Transcribe every line exactly. Leave the pictures behind.

===== Dataset section

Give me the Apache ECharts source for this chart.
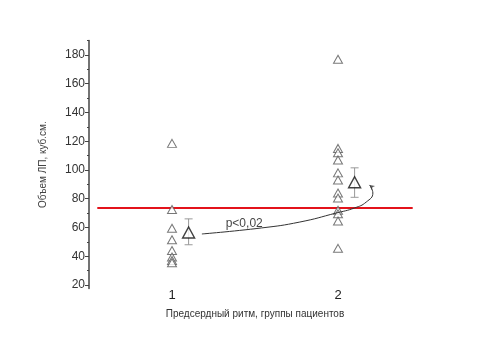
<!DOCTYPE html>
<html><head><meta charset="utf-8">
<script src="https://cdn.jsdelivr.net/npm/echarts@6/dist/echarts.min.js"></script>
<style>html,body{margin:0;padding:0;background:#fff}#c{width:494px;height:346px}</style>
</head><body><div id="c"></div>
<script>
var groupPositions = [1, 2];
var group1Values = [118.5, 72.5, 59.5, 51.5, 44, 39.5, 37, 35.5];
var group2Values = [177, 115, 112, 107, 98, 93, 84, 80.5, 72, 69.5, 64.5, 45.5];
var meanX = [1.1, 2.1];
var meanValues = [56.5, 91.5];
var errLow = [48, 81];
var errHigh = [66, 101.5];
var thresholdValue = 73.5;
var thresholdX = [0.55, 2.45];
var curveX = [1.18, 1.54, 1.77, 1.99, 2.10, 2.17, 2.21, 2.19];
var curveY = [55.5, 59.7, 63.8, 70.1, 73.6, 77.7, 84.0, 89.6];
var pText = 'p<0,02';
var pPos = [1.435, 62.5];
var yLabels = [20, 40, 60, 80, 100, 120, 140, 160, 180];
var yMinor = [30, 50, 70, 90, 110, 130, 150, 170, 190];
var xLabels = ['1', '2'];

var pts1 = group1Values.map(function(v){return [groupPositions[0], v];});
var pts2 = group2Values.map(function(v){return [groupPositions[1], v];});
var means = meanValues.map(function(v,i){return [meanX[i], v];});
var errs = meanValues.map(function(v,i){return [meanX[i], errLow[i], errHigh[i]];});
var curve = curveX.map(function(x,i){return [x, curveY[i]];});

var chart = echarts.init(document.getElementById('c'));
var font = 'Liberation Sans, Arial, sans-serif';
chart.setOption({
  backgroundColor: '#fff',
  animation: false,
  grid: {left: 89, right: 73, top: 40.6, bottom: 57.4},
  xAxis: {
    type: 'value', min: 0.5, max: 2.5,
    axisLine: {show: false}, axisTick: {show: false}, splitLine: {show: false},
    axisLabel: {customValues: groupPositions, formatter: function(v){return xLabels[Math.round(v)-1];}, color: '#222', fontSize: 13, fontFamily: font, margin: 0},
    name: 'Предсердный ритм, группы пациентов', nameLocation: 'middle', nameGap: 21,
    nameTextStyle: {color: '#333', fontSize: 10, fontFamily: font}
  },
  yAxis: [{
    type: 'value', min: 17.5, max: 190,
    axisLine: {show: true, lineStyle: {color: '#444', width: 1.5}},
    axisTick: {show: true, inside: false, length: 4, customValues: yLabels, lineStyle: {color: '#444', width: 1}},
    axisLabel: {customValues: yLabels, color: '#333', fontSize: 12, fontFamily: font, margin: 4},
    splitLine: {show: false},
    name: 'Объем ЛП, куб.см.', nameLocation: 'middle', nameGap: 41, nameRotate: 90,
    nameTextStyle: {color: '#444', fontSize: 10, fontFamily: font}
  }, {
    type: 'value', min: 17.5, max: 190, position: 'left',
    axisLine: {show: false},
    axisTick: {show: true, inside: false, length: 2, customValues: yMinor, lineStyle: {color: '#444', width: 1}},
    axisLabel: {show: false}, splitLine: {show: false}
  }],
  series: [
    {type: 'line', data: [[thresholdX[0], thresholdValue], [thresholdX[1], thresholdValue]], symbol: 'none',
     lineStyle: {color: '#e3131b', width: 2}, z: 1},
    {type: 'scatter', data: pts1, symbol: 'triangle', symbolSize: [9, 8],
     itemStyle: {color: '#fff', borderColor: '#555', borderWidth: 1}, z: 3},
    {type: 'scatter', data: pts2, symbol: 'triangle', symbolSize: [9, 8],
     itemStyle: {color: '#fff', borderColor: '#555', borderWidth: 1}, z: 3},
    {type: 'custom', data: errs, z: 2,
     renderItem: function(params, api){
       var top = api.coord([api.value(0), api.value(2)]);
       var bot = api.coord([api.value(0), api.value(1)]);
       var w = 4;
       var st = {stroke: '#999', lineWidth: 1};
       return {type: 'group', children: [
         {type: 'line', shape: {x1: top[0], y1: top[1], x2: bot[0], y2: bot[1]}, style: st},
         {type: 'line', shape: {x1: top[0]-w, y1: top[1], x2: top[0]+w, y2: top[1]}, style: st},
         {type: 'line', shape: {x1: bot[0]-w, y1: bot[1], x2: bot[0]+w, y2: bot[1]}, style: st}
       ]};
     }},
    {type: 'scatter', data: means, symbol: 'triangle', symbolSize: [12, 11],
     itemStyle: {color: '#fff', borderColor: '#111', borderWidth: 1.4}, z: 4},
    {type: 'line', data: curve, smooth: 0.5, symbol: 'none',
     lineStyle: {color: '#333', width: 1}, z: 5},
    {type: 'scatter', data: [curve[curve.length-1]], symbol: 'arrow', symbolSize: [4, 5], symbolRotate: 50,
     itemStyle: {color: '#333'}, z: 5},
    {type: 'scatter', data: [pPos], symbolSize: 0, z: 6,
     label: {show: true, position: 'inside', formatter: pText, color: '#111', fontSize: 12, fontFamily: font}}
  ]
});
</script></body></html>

==========

● **Output for this exercise**
Give me the Apache ECharts source for this chart.
<!DOCTYPE html>
<html><head><meta charset="utf-8">
<script src="https://cdn.jsdelivr.net/npm/echarts@6/dist/echarts.min.js"></script>
<style>html,body{margin:0;padding:0;background:#fff}#c{width:494px;height:346px}</style>
</head><body><div id="c"></div>
<script>
var groupPositions = [1, 2];
var group1Values = [118.5, 72.5, 59.5, 51.5, 44, 39.5, 37, 35.5];
var group2Values = [177, 115, 112, 107, 98, 93, 84, 80.5, 72, 69.5, 64.5, 45.5];
var meanX = [1.1, 2.1];
var meanValues = [56.5, 91.5];
var errLow = [48, 81];
var errHigh = [66, 101.5];
var thresholdValue = 73.5;
var thresholdX = [0.55, 2.45];
var curveX = [1.18, 1.54, 1.77, 1.99, 2.10, 2.17, 2.21, 2.19];
var curveY = [55.5, 59.7, 63.8, 70.1, 73.6, 77.7, 84.0, 89.6];
var pText = 'p<0,02';
var pPos = [1.435, 62.5];
var yLabels = [20, 40, 60, 80, 100, 120, 140, 160, 180];
var yMinor = [30, 50, 70, 90, 110, 130, 150, 170, 190];
var xLabels = ['1', '2'];

var pts1 = group1Values.map(function(v){return [groupPositions[0], v];});
var pts2 = group2Values.map(function(v){return [groupPositions[1], v];});
var means = meanValues.map(function(v,i){return [meanX[i], v];});
var errs = meanValues.map(function(v,i){return [meanX[i], errLow[i], errHigh[i]];});
var curve = curveX.map(function(x,i){return [x, curveY[i]];});

var chart = echarts.init(document.getElementById('c'));
var font = 'Liberation Sans, Arial, sans-serif';
chart.setOption({
  backgroundColor: '#fff',
  animation: false,
  grid: {left: 89, right: 73, top: 40.6, bottom: 57.4},
  xAxis: {
    type: 'value', min: 0.5, max: 2.5,
    axisLine: {show: false}, axisTick: {show: false}, splitLine: {show: false},
    axisLabel: {customValues: groupPositions, formatter: function(v){return xLabels[Math.round(v)-1];}, color: '#222', fontSize: 13, fontFamily: font, margin: 0},
    name: 'Предсердный ритм, группы пациентов', nameLocation: 'middle', nameGap: 21,
    nameTextStyle: {color: '#333', fontSize: 10, fontFamily: font}
  },
  yAxis: [{
    type: 'value', min: 17.5, max: 190,
    axisLine: {show: true, lineStyle: {color: '#444', width: 1.5}},
    axisTick: {show: true, inside: false, length: 4, customValues: yLabels, lineStyle: {color: '#444', width: 1}},
    axisLabel: {customValues: yLabels, color: '#333', fontSize: 12, fontFamily: font, margin: 4},
    splitLine: {show: false},
    name: 'Объем ЛП, куб.см.', nameLocation: 'middle', nameGap: 41, nameRotate: 90,
    nameTextStyle: {color: '#444', fontSize: 10, fontFamily: font}
  }, {
    type: 'value', min: 17.5, max: 190, position: 'left',
    axisLine: {show: false},
    axisTick: {show: true, inside: false, length: 2, customValues: yMinor, lineStyle: {color: '#444', width: 1}},
    axisLabel: {show: false}, splitLine: {show: false}
  }],
  series: [
    {type: 'line', data: [[thresholdX[0], thresholdValue], [thresholdX[1], thresholdValue]], symbol: 'none',
     lineStyle: {color: '#e3131b', width: 2}, z: 1},
    {type: 'scatter', data: pts1, symbol: 'triangle', symbolSize: [9, 8],
     itemStyle: {color: '#fff', borderColor: '#555', borderWidth: 1}, z: 3},
    {type: 'scatter', data: pts2, symbol: 'triangle', symbolSize: [9, 8],
     itemStyle: {color: '#fff', borderColor: '#555', borderWidth: 1}, z: 3},
    {type: 'custom', data: errs, z: 2,
     renderItem: function(params, api){
       var top = api.coord([api.value(0), api.value(2)]);
       var bot = api.coord([api.value(0), api.value(1)]);
       var w = 4;
       var st = {stroke: '#999', lineWidth: 1};
       return {type: 'group', children: [
         {type: 'line', shape: {x1: top[0], y1: top[1], x2: bot[0], y2: bot[1]}, style: st},
         {type: 'line', shape: {x1: top[0]-w, y1: top[1], x2: top[0]+w, y2: top[1]}, style: st},
         {type: 'line', shape: {x1: bot[0]-w, y1: bot[1], x2: bot[0]+w, y2: bot[1]}, style: st}
       ]};
     }},
    {type: 'scatter', data: means, symbol: 'triangle', symbolSize: [12, 11],
     itemStyle: {color: '#fff', borderColor: '#111', borderWidth: 1.4}, z: 4},
    {type: 'line', data: curve, smooth: 0.5, symbol: 'none',
     lineStyle: {color: '#333', width: 1}, z: 5},
    {type: 'scatter', data: [curve[curve.length-1]], symbol: 'arrow', symbolSize: [4, 5], symbolRotate: 50,
     itemStyle: {color: '#333'}, z: 5},
    {type: 'scatter', data: [pPos], symbolSize: 0, z: 6,
     label: {show: true, position: 'inside', formatter: pText, color: '#111', fontSize: 12, fontFamily: font}}
  ]
});
</script></body></html>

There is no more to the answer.